You Keep Thinking Butch

I went to a talk by Tom Gilb last night at the BCS. It was a really curious curate's egg of a talk. First of all he hardly did any of the things that he said he was going to do in billing for the talk. I don't think in any way he "proved" that Agile was dead, although I suppose he did say that very loudly, several times.

Here are some of the bad bits of the egg:

  • His slides are terrible - I wouldn't be surprised if some of the text on them was actually 10 point. Apparently randomly justified, if not just un-justified, with shrunk-down diagrams that themselves, therefore include illegible text. I wonder what people intend when they put up a slide with text so small it's unreadable and then say "You can just scan that." Well actually, no Tom that's exactly what I can't do.
  • His response to questioners is shouty, sarcastic and in general not an answer to the question. Handing people a copy of one of your books and saying "it's in there you should read about it" strikes me as rude. I was particularly unimpressed by his response to my question about two quotes from William Goldman - author of the screenplay for "Butch Cassidy and the Sundance Kid": "Nobody knows anything." This is Goldman's explanation for why people in Hollywood behave in such a paranoid fashion. If everything is measurable, how come in Hollywood nobody knows anything?

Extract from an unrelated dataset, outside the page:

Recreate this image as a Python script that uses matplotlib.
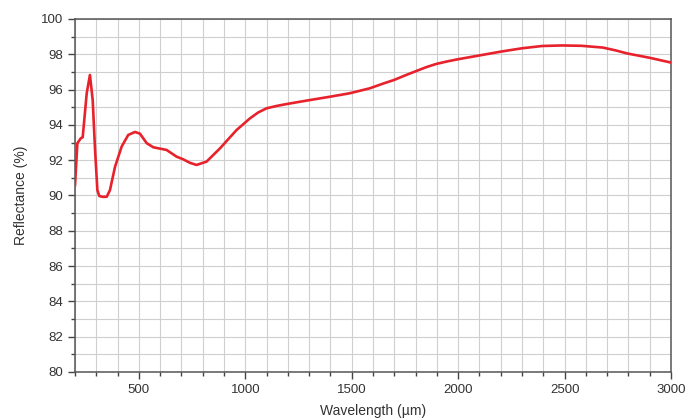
import matplotlib.pyplot as plt
from matplotlib.ticker import MultipleLocator

plt.rcParams["font.family"] = ["Liberation Sans", "DejaVu Sans"]

# values
wavelength = [200, 211, 227, 236, 255, 270, 283, 294, 305, 314, 330, 349, 364,
              388, 419, 450, 482, 505, 537, 568, 630, 677, 708, 740, 771, 818,
              881, 959, 1022, 1060, 1100, 1150, 1194, 1256, 1300, 1400, 1490,
              1584, 1650, 1700, 1750, 1803, 1850, 1896, 1950, 2000, 2098, 2200,
              2300, 2395, 2488, 2580, 2680, 2740, 2793, 2900, 3000]
reflectance = [90.6, 92.96, 93.24, 93.3, 95.8, 96.83, 95.4, 92.6, 90.3, 89.97,
               89.92, 89.93, 90.3, 91.63, 92.77, 93.43, 93.6, 93.5, 92.96, 92.73,
               92.58, 92.2, 92.05, 91.85, 91.73, 91.92, 92.67, 93.71, 94.37, 94.7,
               94.94, 95.08, 95.18, 95.31, 95.4, 95.6, 95.79, 96.07, 96.35, 96.55,
               96.8, 97.05, 97.27, 97.45, 97.6, 97.72, 97.93, 98.15, 98.34, 98.47,
               98.5, 98.48, 98.38, 98.22, 98.05, 97.8, 97.53]

fig = plt.figure(figsize=(6.89, 4.19), dpi=100, facecolor="w")
ax = fig.add_axes([0.1089, 0.1122, 0.865, 0.8425])

ax.plot(wavelength, reflectance, color="#e8222c", linewidth=1.9, zorder=3,
        solid_joinstyle="round")

ax.set_xlim(200, 3000)
ax.set_ylim(80, 100)
ax.xaxis.set_major_locator(MultipleLocator(500))
ax.xaxis.set_minor_locator(MultipleLocator(100))
ax.yaxis.set_major_locator(MultipleLocator(2))
ax.yaxis.set_minor_locator(MultipleLocator(1))

ax.grid(which="both", color="#cfcfcf", linewidth=0.8, zorder=0)
ax.set_axisbelow(True)

ax.tick_params(which="major", direction="out", length=5, width=1, colors="#444444",
               labelsize=9.5, labelcolor="#333333")
ax.tick_params(which="minor", direction="out", length=3, width=1, colors="#444444")
for s in ax.spines.values():
    s.set_color("#555555")
    s.set_linewidth(1.1)

ax.set_xlabel("Wavelength (µm)", fontsize=10, color="#333333", labelpad=6)
ax.set_ylabel("Reflectance (%)", fontsize=10, color="#333333", labelpad=9)

fig.savefig("out.png", dpi=100)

Surely some engineer would have come along, figured out what it is about movie like ET that makes it successful, measured it and then just made lots more movies like that (even Spielberg made Batteries Not Included)? And aren't a lot of software projects, especially web ones getting to look a lot more like movies? Big unwieldy confluences of marketing, PR, software and community? I think this might be a realisation that people who started thinking about software projects in the 70's are trying to avoid.

This final is my main problem with Tom Gilb and all he claims to stand for.

The notion that everything, or almost everything that is valuable is measurable or quantifiable is false.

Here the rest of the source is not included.